Go ahead! Make a syllabus. Create your classroom rules and consequences. Now try enforcing them. Know what my principal told one of the teachers in my building when she told him that kids were failing because they weren’t turning in work? He said, “Responsibility isn’t one of the student expectations. Reading is. Math is.” In other words? Set a due date for an assignment, but give every kid five weeks to turn them in. No zeros allowed.
Once, in a professional development seminar, one of the reading specialists told us that it did not matter if kids were absent too much. Or if their parents never helped with homework or read to them or made sure they got sleep. It did not matter what was happening at home. No matter how far behind a kid was, if they stayed behind? It was OUR fault. Period. No blaming the parents. They would not hear it.
This is where we are.

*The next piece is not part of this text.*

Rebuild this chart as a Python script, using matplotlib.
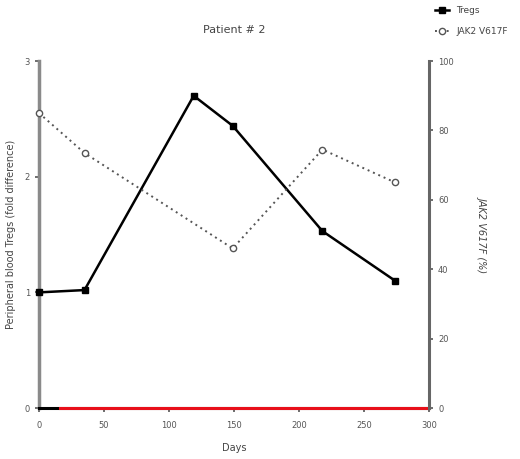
import matplotlib
matplotlib.use("Agg")
import matplotlib.pyplot as plt
from matplotlib.lines import Line2D

# ─── data ─────────────────────────────────────────────────────────────────────
days_tregs = [0, 35, 119, 149, 218, 274]
tregs = [1.00, 1.02, 2.70, 2.44, 1.53, 1.10]

days_jak2 = [0, 35, 149, 218, 274]
jak2 = [85, 73.5, 46, 74.5, 65]

baseline_days = [16, 300]
baseline_vals = [0, 0]

fig = plt.figure(figsize=(5.2, 4.59), dpi=100)
ax = fig.add_axes([0.075, 0.111, 0.75, 0.756])
ax2 = ax.twinx()

# Tregs (left axis)
ax.plot(days_tregs, tregs, color="black", lw=1.8, marker="s", ms=4.5,
        zorder=3, clip_on=False)
ax.plot(baseline_days, baseline_vals, color="#e8101a", lw=2.2,
        zorder=4, clip_on=False)
ax.set_xlim(0, 300)
ax.set_ylim(0, 3)
ax.set_xticks([0, 50, 100, 150, 200, 250, 300])
ax.set_yticks([0, 1, 2, 3])
ax.set_xlabel("Days", fontsize=7, color="#444444", labelpad=10)
ax.set_ylabel("Peripheral blood Tregs (fold difference)", fontsize=7,
              color="#444444", labelpad=6)

# JAK2 V617F (right axis)
ax2.plot(days_jak2, jak2, color="#555555", lw=1.4, ls=(0, (1, 2)),
         marker="o", ms=4.5, mfc="white", mec="#555555", mew=1.0,
         zorder=3, clip_on=False)
ax2.set_ylim(0, 100)
ax2.set_yticks([0, 20, 40, 60, 80, 100])
ax2.set_ylabel("JAK2 V617F (%)", fontsize=7, color="#444444",
               style="italic", rotation=270, labelpad=24)

for a in (ax, ax2):
    a.spines["top"].set_visible(False)
    a.tick_params(labelsize=6, colors="#555555", length=3, width=1.2)
ax.spines["right"].set_visible(False)
ax2.spines["left"].set_visible(False)
ax2.spines["bottom"].set_visible(False)
ax.spines["left"].set_color("#8a8a8a")
ax.spines["left"].set_linewidth(2.5)
ax.spines["bottom"].set_color("black")
ax.spines["bottom"].set_linewidth(2.2)
ax2.spines["right"].set_color("#666666")
ax2.spines["right"].set_linewidth(2.2)
ax.tick_params(axis="x", pad=6)

ax.set_title("Patient # 2", fontsize=8, color="#444444", pad=20)

handles = [
    Line2D([], [], color="black", lw=1.8, marker="s", ms=4.5),
    Line2D([], [], color="#555555", lw=1.4, ls=(0, (1, 2)), marker="o", ms=4.5,
           mfc="white", mec="#555555"),
]
fig.legend(handles, ["Tregs", "JAK2 V617F"], loc="upper left",
           bbox_to_anchor=(0.82, 1.005), frameon=False, fontsize=6.5,
           handlelength=1.6, labelcolor="#444444", labelspacing=1.4)

fig.savefig("out.png", dpi=100)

Everyone skates home on a free pass…except for us. We are expected to raise our own kids and also someone else’s. Everyone else’s, to be precise. Sorry for going off. I hear you, sister. Can’t wait to find out how I’ll be asked to accommodate my Pre-AP kids when their major project comes due. Stay tuned.
Friday I reminded one of my lowest performing classes that next week is the last day of first quarter. That we’re halfway through the semester, so it’s time to turn their attitudes around. All they got out of it was that the end of the quarter is always a minimum day.
Me: “You guys, it’s the end of the quarter. It’s time to get serious!”
Them: “YESSSSSSS! Minimum day! Whooooo!”
I feel for you, Mrs. Odie. I’m not a teacher, I was an English major (and fellow Breaking Bad enthusiast!) that strictly stipulated I was NEVER going to be a teacher. Not because I didn’t like teachers, but because my mom was a high school teacher. I saw how hard she worked and how incredibly thankless her job was. I mean, I’m glad she didn’t turn to meth cooking, but I know some of her students got to her.
Jeez, I’m depressed. I kind of figured I was a failure as a mother, but now I know it for sure. I’m kidding, of course, but wow.